Long founded and was the first president of the American Vineyard Foundation (AVF) to help finance research in enology and viticulture, and also founded the American Viticulture and Enology Research Network (AVERN). Long has been dedicated to enology research into other states, particularly Washington which she considers to have the best Merlot grapes in the world. She established Zelphi Wines with current husband Philip Freese, and has since ventured into new wine projects in Germany and South Africa, establishing the Vilafonte Wine Estate in Paarl, South Africa. She has said of winemaking, "Age is a precondition to greatness. Even if only 10 percent of all fine wines are fully mature before they are drunk up, it's those great aged wines that set the standard."

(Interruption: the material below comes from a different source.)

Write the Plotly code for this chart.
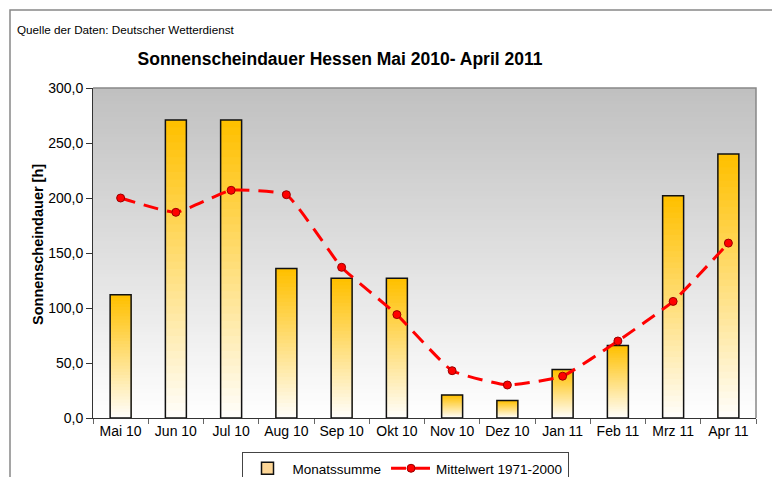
import plotly.graph_objects as go

months = ["Mai 10", "Jun 10", "Jul 10", "Aug 10", "Sep 10", "Okt 10",
          "Nov 10", "Dez 10", "Jan 11", "Feb 11", "Mrz 11", "Apr 11"]
monatssumme = [112, 271, 271, 136, 127, 127, 21, 16, 44, 66, 202, 240]
mittelwert = [200, 187, 207, 203, 137, 94, 43, 30, 38, 70, 106, 159]

FONT = "Liberation Sans, Arial, sans-serif"
OFF = 8  # page body margin
W, H = 780 - OFF, 477 - OFF
# plot area in reference pixels: x 93..756, y 88..418
L, R, T, B = 93 - OFF, 780 - 756, 88 - OFF, 477 - 418
pw, ph = W - L - R, H - T - B

def px_x(p):
    return (p - OFF - L) / pw

def px_y(p):
    return (H + OFF - B - p) / ph

fig = go.Figure()

# legend-only entry for the bars
fig.add_trace(go.Bar(
    x=[None], y=[None], name="Monatssumme", showlegend=True,
    marker=dict(color="rgb(253,214,150)", line=dict(color="#111111", width=1.5)),
))

# Gradient bars: overlaid bars of decreasing height, colour fading to white
N = 40
top = (255, 192, 0)
for k in range(N):
    f = k / N
    c = tuple(int(round(top[i] + (255 - top[i]) * f)) for i in range(3))
    fig.add_trace(go.Bar(
        x=months, y=[v * (1 - f) for v in monatssumme],
        marker=dict(color=f"rgb{c}", line=dict(width=0)),
        name="Monatssumme", showlegend=False, hoverinfo="skip",
    ))
# outline
fig.add_trace(go.Bar(
    x=months, y=monatssumme, name="Monatssumme", showlegend=False,
    marker=dict(color="rgba(0,0,0,0)", line=dict(color="#111111", width=1.5)),
))

fig.add_trace(go.Scatter(
    x=months, y=mittelwert, name="Mittelwert 1971-2000", mode="lines+markers",
    line=dict(color="#FF0000", width=3, dash="15px,9px", shape="spline", smoothing=0.4),
    marker=dict(color="#FF0000", size=8, line=dict(color="#990000", width=1)),
))

# background gradient of plot area (stacked, overlapping strips: no seams)
shapes = []
S = 80
for i in range(S):
    g = int(round(255 - (255 - 192) * (i + 0.5) / S))
    shapes.append(dict(type="rect", xref="paper", yref="paper", layer="below",
                       x0=0, x1=1, y0=i / S, y1=1,
                       fillcolor=f"rgb({g},{g},{g})", line=dict(width=0)))
# plot area border (top/right)
shapes.append(dict(type="path", xref="paper", yref="paper",
                   path="M 0 1 L 1 1 L 1 0", line=dict(color="#888888", width=1.5)))
# outer chart border
shapes.append(dict(type="rect", xref="paper", yref="paper",
                   x0=px_x(10), x1=px_x(774), y0=px_y(490), y1=px_y(10),
                   line=dict(color="#888888", width=1.5), fillcolor="rgba(0,0,0,0)"))

fig.update_layout(
    width=W, height=H,
    margin=dict(l=L, r=R, t=T, b=B, autoexpand=False),
    paper_bgcolor="white", plot_bgcolor="rgba(0,0,0,0)",
    barmode="overlay", bargap=0.62,
    separators=",.",
    font=dict(family=FONT, size=14, color="black"),
    title=dict(text="<b>Sonnenscheindauer Hessen Mai 2010- April 2011</b>",
               x=(340 - OFF) / W, xref="container", xanchor="center",
               y=1 - (59 - OFF) / H, yref="container", yanchor="middle",
               font=dict(size=17.5, family=FONT, color="black")),
    shapes=shapes,
    legend=dict(orientation="h", x=px_x(405), xanchor="center", y=px_y(452), yanchor="top",
                bordercolor="#444444", borderwidth=1, bgcolor="white",
                font=dict(size=13.5, family=FONT), traceorder="normal",
                itemwidth=40),
    annotations=[
        dict(text="Quelle der Daten: Deutscher Wetterdienst", xref="paper", yref="paper",
             x=px_x(15), y=px_y(29), xanchor="left", yanchor="middle", showarrow=False,
             font=dict(size=11.7, family=FONT)),
        dict(text="<b>Sonnenscheindauer [h]</b>", xref="paper", yref="paper",
             x=px_x(38), y=px_y(245), textangle=-90, xanchor="center", yanchor="middle",
             showarrow=False, font=dict(size=14.5, family=FONT)),
    ],
    xaxis=dict(type="category", categoryorder="array", categoryarray=months,
               range=[-0.5, len(months) - 0.5],
               showline=True, linecolor="#333333", linewidth=1, ticks="outside",
               tickson="boundaries", ticklen=5, tickcolor="#666666", showgrid=False,
               tickfont=dict(size=14), automargin=False),
    yaxis=dict(range=[0, 300], dtick=50, tickformat=".1f", showline=True,
               linecolor="#333333", linewidth=1, ticks="outside", ticklen=6,
               tickcolor="#333333", showgrid=False, zeroline=False,
               tickfont=dict(size=14), automargin=False),
)

fig.write_html("out.html")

As one of the female pioneers of the development of viticulture in the United States, she is highly acclaimed, and has been a mentor to numerous aspiring female vintners in California. In a male-dominated industry, her coworkers have named her "Miss Oblivious", because of her "ability to turn a deaf ear to sexism". The Amis du vin Association cited her as a "superior" winemaker. She was a recipient of the James Beard Award for Wine Professional of the Year in 1997, California Wine pioneer by Wine Spectator in 1993, the MASI award for her contribution to international wine in 1994, and that year she was also nominated for Woman of the Year. In January 2009, the University of California, Davis honored her with The Outstanding Alumni award. She is the author of books such as Enological and Technological Developments. She has a keen interest in Buddhist, Asian and African art and culture, and enjoys birdwatching and horseriding in her spare time.